1. Occurrences of unfortunate events such as natural or man-made disasters lead to a sudden surge of posts over Twitter. As people, directly or indirectly affected by the incident, try to provide updates and/or opinions about the unfolding situation, a lot of posts (including retweets, or responses to tweets) contain repetitive content. A summarization algorithm should therefore try to reduce such redundant information. The first question asks you to select the summary that contains the least amount of redundant tweets based upon your subjective judgment.


2. As reliable information from authoritative sources become available only with time, several tweets, at the time of posting, contain unverified or rumourous information. The second question asks you to select the summary that contains the maximum no. tweets containing verified information.

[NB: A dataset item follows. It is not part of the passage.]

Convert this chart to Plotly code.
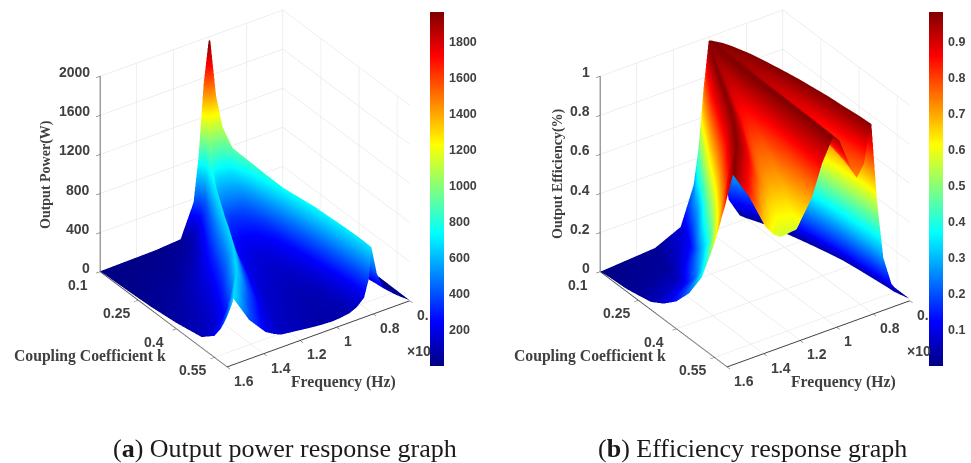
import plotly.graph_objects as go

K_ROWS = [0.10, 0.11, 0.125, 0.15, 0.2, 0.25, 0.3, 0.35, 0.4, 0.45, 0.5, 0.55, 0.575, 0.6]

FREQ = [
 [1.6,1.3,1.16,1.089,1.062,1.034,1.007,1.0065,1.006,1.0055,1.005,1.0045,1.004,1.0035,1.003,1.002,1.001,1.0,.999,.998,.997,.967,.937,.897,.837,.6],
 [1.6,1.3,1.17,1.10,1.07,1.04,1.015,1.0125,1.010,1.009,1.008,1.005,1.003,1.002,1.0,.9975,.9935,.991,.988,.986,.985,.955,.925,.885,.825,.6],
 [1.6,1.32,1.18,1.12,1.09,1.06,1.035,1.029,1.024,1.021,1.018,1.013,1.007,1.004,1.0,.994,.985,.978,.972,.967,.965,.935,.905,.865,.805,.6],
 [1.6,1.33,1.2,1.15,1.115,1.085,1.06,1.052,1.044,1.04,1.036,1.028,1.02,1.0155,1.01,.999,.982,.97,.957,.95,.945,.915,.885,.845,.785,.6],
 [1.6,1.36,1.25,1.2,1.165,1.135,1.105,1.09,1.076,1.068,1.062,1.048,1.034,1.025,1.015,.998,.972,.953,.934,.922,.915,.885,.855,.815,.755,.6],
 [1.6,1.4,1.3,1.25,1.215,1.18,1.15,1.129,1.107,1.097,1.087,1.067,1.047,1.034,1.02,.999,.966,.943,.919,.904,.895,.865,.835,.795,.735,.6],
 [1.6,1.44,1.35,1.3,1.26,1.225,1.195,1.166,1.138,1.123,1.111,1.084,1.057,1.039,1.02,.996,.959,.931,.904,.887,.877,.847,.817,.777,.717,.6],
 [1.6,1.47,1.39,1.34,1.305,1.27,1.24,1.204,1.168,1.15,1.134,1.1,1.066,1.044,1.02,.993,.952,.921,.891,.872,.861,.831,.801,.761,.701,.6],
 [1.6,1.5,1.43,1.39,1.355,1.32,1.29,1.246,1.202,1.18,1.16,1.118,1.077,1.05,1.02,.991,.946,.913,.88,.859,.847,.817,.787,.747,.687,.6],
 [1.6,1.54,1.48,1.44,1.41,1.38,1.348,1.294,1.241,1.214,1.19,1.139,1.089,1.056,1.02,.989,.94,.905,.87,.848,.835,.805,.775,.735,.675,.6],
 [1.6,1.57,1.53,1.49,1.46,1.435,1.41,1.346,1.282,1.25,1.222,1.162,1.102,1.063,1.02,.987,.936,.899,.862,.839,.825,.795,.765,.725,.665,.6],
 [1.6,1.59,1.57,1.55,1.53,1.51,1.49,1.413,1.336,1.298,1.263,1.191,1.119,1.072,1.02,.986,.932,.893,.854,.829,.815,.785,.755,.715,.655,.6],
 [1.6,1.595,1.58,1.565,1.55,1.535,1.525,1.442,1.36,1.318,1.282,1.204,1.126,1.075,1.02,.985,.931,.891,.852,.827,.812,.782,.752,.712,.652,.6],
 [1.6,1.595,1.59,1.585,1.58,1.575,1.57,1.48,1.39,1.345,1.305,1.22,1.135,1.08,1.02,.985,.93,.89,.85,.825,.81,.78,.745,.70,.64,.6],
]

POWER = [
 [5,15,35,365,807,1537,1960,1960,1961,1962,1963,1964,1965,1966,1967,1966,1965,1964,1960,1955,1950,1400,650,190,50,5],
 [6,17,42,190,430,850,1400,1391,1385,1383,1382,1381,1380,1380,1380,1381,1382,1387,1399,1419,1450,800,300,110,35,5],
 [8,20,48,110,230,470,1050,1003,973,965,959,956,952,951,950,951,955,965,990,1034,1100,530,230,90,30,6],
 [10,25,60,120,230,420,850,756,696,679,668,661,655,652,650,652,659,676,722,801,920,480,230,100,32,6],
 [15,35,80,150,260,430,730,551,437,405,384,372,359,353,350,354,367,395,450,590,850,470,260,120,35,7],
 [22,50,105,180,290,470,700,484,345,307,281,266,251,244,240,244,258,290,352,509,800,470,270,130,38,8],
 [30,70,130,205,310,480,680,445,294,253,225,209,192,184,180,185,199,232,296,458,760,460,270,140,40,9],
 [45,85,150,220,320,480,675,428,270,227,197,180,163,154,150,155,170,204,270,438,750,450,270,145,42,10],
 [60,100,155,215,310,470,670,414,249,205,174,156,138,129,125,130,145,181,249,423,745,450,270,150,45,10],
 [85,110,150,210,310,470,670,404,234,187,155,137,119,110,105,110,126,161,230,405,730,440,265,150,45,9],
 [110,125,160,220,320,470,670,397,222,175,142,123,104,95,90,95,111,147,216,392,720,430,260,150,50,8],
 [220,240,280,340,420,540,680,398,217,168,133,114,94,85,80,85,101,136,205,380,705,425,250,155,55,6],
 [340,355,395,445,505,570,685,400,216,167,132,113,93,83,78,83,98,134,202,376,698,422,245,157,57,5],
 [520,550,580,610,640,665,690,400,215,165,130,110,90,80,75,80,95,130,200,370,690,400,240,160,60,5],
]

EFFICIENCY = [
 [0,.02,.08,.27,.45,.75,.975,.98,.98,.98,.98,.98,.98,.98,.98,.98,.98,.98,.98,.98,.98,.7,.4,.13,.03,0],
 [.003,.022,.085,.26,.47,.78,.975,.977,.974,.972,.972,.972,.975,.978,.98,.979,.976,.975,.976,.979,.98,.66,.37,.12,.025,.001],
 [.005,.022,.09,.26,.5,.8,.975,.975,.968,.966,.965,.965,.97,.976,.98,.979,.973,.97,.972,.978,.98,.64,.34,.1,.02,.001],
 [.008,.025,.10,.28,.53,.8,.975,.971,.96,.957,.955,.956,.964,.973,.98,.978,.966,.96,.965,.976,.98,.66,.35,.11,.02,.002],
 [.012,.03,.12,.3,.57,.83,.975,.962,.94,.933,.93,.931,.948,.966,.98,.976,.96,.95,.957,.974,.98,.68,.37,.12,.02,.003],
 [.025,.05,.16,.36,.62,.85,.975,.951,.915,.905,.90,.902,.928,.958,.98,.974,.946,.93,.941,.97,.98,.7,.38,.13,.025,.004],
 [.04,.08,.22,.43,.67,.87,.975,.937,.883,.867,.86,.863,.902,.947,.98,.972,.932,.91,.926,.966,.98,.7,.38,.14,.03,.005],
 [.08,.14,.3,.52,.72,.88,.975,.922,.851,.83,.82,.824,.876,.936,.98,.969,.919,.89,.911,.962,.98,.69,.37,.14,.035,.006],
 [.14,.22,.38,.57,.75,.89,.975,.904,.811,.783,.77,.775,.844,.922,.98,.966,.898,.86,.888,.956,.978,.68,.36,.14,.04,.008],
 [.23,.31,.46,.64,.78,.9,.975,.89,.778,.745,.73,.736,.818,.911,.98,.962,.878,.83,.864,.95,.978,.68,.34,.14,.04,.008],
 [.36,.43,.55,.7,.83,.92,.975,.872,.738,.698,.68,.687,.785,.897,.98,.958,.858,.80,.841,.944,.975,.66,.32,.13,.04,.01],
 [.58,.61,.69,.77,.86,.93,.975,.85,.689,.642,.62,.629,.746,.88,.98,.955,.837,.77,.818,.938,.975,.65,.3,.13,.04,.01],
 [.72,.74,.78,.83,.88,.93,.975,.841,.669,.618,.595,.604,.73,.873,.98,.952,.824,.75,.803,.934,.975,.62,.29,.125,.04,.01],
 [.90,.915,.93,.945,.955,.965,.975,.83,.645,.59,.565,.575,.71,.865,.98,.95,.81,.727,.787,.93,.975,.58,.27,.12,.04,.01],
]

F_TICKS = [1.6, 1.4, 1.2, 1.0, 0.8, 0.6]
F_LABELS = ["1.6", "1.4", "1.2", "1", "0.8", "0."]
K_TICKS = [0.1, 0.25, 0.4, 0.55]
K_LABELS = ["0.1", "0.25", "0.4", "0.55"]
P_TICKS = [0, 400, 800, 1200, 1600, 2000]
P_LABELS = ["0", "400", "800", "1200", "1600", "2000"]
E_TICKS = [0, 0.2, 0.4, 0.6, 0.8, 1]
E_LABELS = ["0", "0.2", "0.4", "0.6", "0.8", "1"]
PBAR_TICKS = [200, 400, 600, 800, 1000, 1200, 1400, 1600, 1800]
EBAR_TICKS = [0.1, 0.2, 0.3, 0.4, 0.5, 0.6, 0.7, 0.8, 0.9]

W, H = 971, 463
GRAY = "#404040"
GRID = "#dedede"
JET = [[0, "rgb(0,0,131)"], [0.125, "rgb(0,0,255)"], [0.375, "rgb(0,255,255)"],
       [0.625, "rgb(255,255,0)"], [0.875, "rgb(255,0,0)"], [1, "rgb(128,0,0)"]]
TICK_FONT = dict(family="Liberation Sans", size=14, color=GRAY, weight="bold")
BAR_FONT = dict(family="Liberation Sans", size=12.5, color=GRAY, weight="bold")
TITLE_FONT = dict(family="Liberation Serif", size=15.7, color=GRAY, weight="bold")
YTITLE_FONT = dict(family="Liberation Serif", size=14, color=GRAY, weight="bold")


def axis(rng, vals):
    return dict(range=rng, tickvals=vals, showticklabels=False, title=dict(text=""),
                showgrid=True, gridcolor=GRID, gridwidth=1, zeroline=False,
                showbackground=False, showspikes=False, showline=True,
                linecolor=GRAY, linewidth=2, ticks="outside", ticklen=5,
                tickcolor=GRAY, tickwidth=1)


def tick_notes(z_vals, z_labels):
    notes = []
    for f, t in zip(F_TICKS, F_LABELS):
        shift = {"1": 11, "0.": 13}.get(t, 17)
        notes.append(dict(x=f, y=0.6, z=0, text=t, showarrow=False, font=TICK_FONT,
                          xshift=shift, yshift=-14))
    for k, t in zip(K_TICKS, K_LABELS):
        notes.append(dict(x=1.6, y=k, z=0, text=t, showarrow=False, font=TICK_FONT,
                          xshift=-22, yshift=-13))
    for z, t in zip(z_vals, z_labels):
        notes.append(dict(x=1.6, y=0.1, z=z, text=t, showarrow=False, font=TICK_FONT,
                          xanchor="right", xshift=-8, yshift=4))
    return notes


def scene(z_rng, z_vals, z_labels, dom):
    return dict(
        domain=dict(x=[dom[0] / W, dom[1] / W], y=[1 - 377 / H, 1]),
        xaxis=axis([0.6, 1.6], F_TICKS),
        yaxis=axis([0.1, 0.6], K_TICKS),
        zaxis=axis(z_rng, z_vals),
        aspectmode="manual",
        aspectratio=dict(x=1.18, y=1.18, z=1.215),
        camera=dict(projection=dict(type="orthographic"),
                    center=dict(x=0, y=0, z=0),
                    up=dict(x=0, y=0, z=1),
                    eye=dict(x=0.974, y=1.402, z=1.043)),
        annotations=tick_notes(z_vals, z_labels),
    )


FLAT = dict(ambient=1, diffuse=0, specular=0, roughness=1, fresnel=0)


def bar(x_px, vals, cfmt):
    return dict(x=x_px / W, xanchor="left", xpad=0, y=1 - 12 / H, yanchor="top", ypad=0,
                len=354 / H, lenmode="fraction", thickness=14, thicknessmode="pixels",
                outlinewidth=0, tickvals=vals, ticks="outside", ticklen=3,
                tickcolor="rgba(0,0,0,0)", tickfont=BAR_FONT,
                ticklabelposition="outside", tickformat=cfmt)


rows_y = [[k] * len(FREQ[0]) for k in K_ROWS]
fig = go.Figure()
fig.add_trace(go.Surface(x=FREQ, y=rows_y, z=POWER, scene="scene",
                         colorscale=JET, cmin=0, cmax=1967, lighting=FLAT, hoverinfo="skip",
                         colorbar=bar(430, PBAR_TICKS, "d")))
fig.add_trace(go.Surface(x=FREQ, y=rows_y, z=EFFICIENCY, scene="scene2",
                         colorscale=JET, cmin=0, cmax=0.983, lighting=FLAT, hoverinfo="skip",
                         colorbar=bar(929, EBAR_TICKS, ".1f")))

texts = [
    (46, 175, "Output Power(W)", YTITLE_FONT, -90),
    (90, 356, "Coupling Coefficient k", TITLE_FONT, 0),
    (343, 382, "Frequency (Hz)", TITLE_FONT, 0),
    (419, 351, "×10", TICK_FONT, 0),
    (558, 174, "Output Efficiency(%)", YTITLE_FONT, -90),
    (590, 356, "Coupling Coefficient k", TITLE_FONT, 0),
    (843, 382, "Frequency (Hz)", TITLE_FONT, 0),
    (919, 351, "×10", TICK_FONT, 0),
]
notes = [dict(x=x / W, y=1 - y / H, xref="paper", yref="paper", xanchor="center", yanchor="middle",
              text=t, showarrow=False, font=f, textangle=a) for x, y, t, f, a in texts]
CAP = dict(family="Liberation Serif", size=26, color="#1a1a1a")
notes += [
    dict(x=285 / W, y=1 - 448 / H, xref="paper", yref="paper", xanchor="center", yanchor="middle",
         showarrow=False, font=CAP, text="(<b>a</b>) Output power response graph"),
    dict(x=752 / W, y=1 - 448 / H, xref="paper", yref="paper", xanchor="center", yanchor="middle",
         showarrow=False, font=CAP, text="(<b>b</b>) Efficiency response graph"),
]

fig.update_layout(
    width=W, height=H, margin=dict(l=0, r=0, t=0, b=0), paper_bgcolor="white",
    showlegend=False, hovermode=False, annotations=notes,
    scene=scene([0, 2000], P_TICKS, P_LABELS, (40, 470)),
    scene2=scene([0, 1], E_TICKS, E_LABELS, (540, 970)),
)
fig.write_html("out.html", config=dict(displayModeBar=False),
               post_script="document.body.style.margin='0';document.documentElement.style.overflow='hidden';")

NOTE: In order to aid your judgment, we provide a link to a dataset, at the top of each section, containing the Rumour (R)/ Non-rumour (NR) label against each summary tweet. Please note however that these labels were assigned during the unfolding of the event. Hence, the information contained in some tweets with the label 'R' could have actually been verified later. While selecting your choice, we, therefore, request you to verify the facts by reading about the incident (Wikipedia link for each event is provided at the top of the corresponding section for your immediate perusal).


3. Crisis-related tweets can be broadly categorized into (a) Situational: for e.g., providing ground-zero updates regarding casualties, suspects, witnesses, police investigations, affected regions, etc., and (b) Non-situational: for eg., expressing sympathy towards victims, offering help, showing dissent against government measures, etc. While non-situational tweets help in assessing general public sentiments, situational tweets are often more relevant to humanitarian organizations, crisis-responders and family members of those affected. Hence, the third question asks you to select the summary, that, according to you, contains the maximum amount of situational content.

You are requested to meticulously follow the instructions and answer all the questions individually and judiciously.